“Morning by morning, O Lord, you hear my voice”
(Please read Amos 8:11)
It was with full knowledge of the devastating effect of food famines, no doubt, that a lowly shepherd from Tekoa, prophesying against Israel, spoke the Lord’s words regarding a different kind of deprivation that was going to be visited on that rebellious people, whose worship was meaningless because their daily conduct did not live up to their professed religion. In the words of our text, it would be “not a famine of food or a thirst for water, but a famine of hearing the words of the Lord” (NIV).
What would the consequences be if this nation were to encounter a famine-size dearth of reading and hearing the words of the Lord?
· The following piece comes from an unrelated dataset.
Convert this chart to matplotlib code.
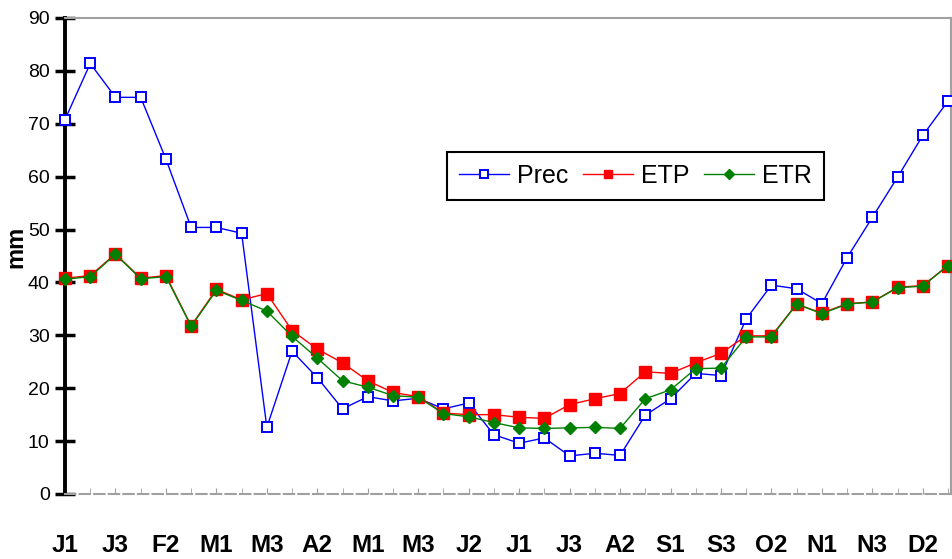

Some countries are already caught in such a thing, so severely that the very lives of Christians are at risk there. They surely need Christians’ help.
Even in our nation, where the Bible is a perennial bestseller, many people live virtually in a self-imposed famine of the words of the Lord, sometimes because of open enmity toward God. Some foes of Christ think the world would be better if there were no Bibles, but they will never see their nefarious wish come true.When Paul was chained like a criminal, he rejoiced that “God’s word is not chained” (2 Timothy 2:9). That’s still true — unless we “chain” it ourselves by neglecting it. What a waste, to commit spiritual suicide by self-deprivation in a land of plenty!
As servants of a loving Savior, may we be able by word and example to encourage others to read and love the Good Book and move from famine to plenty.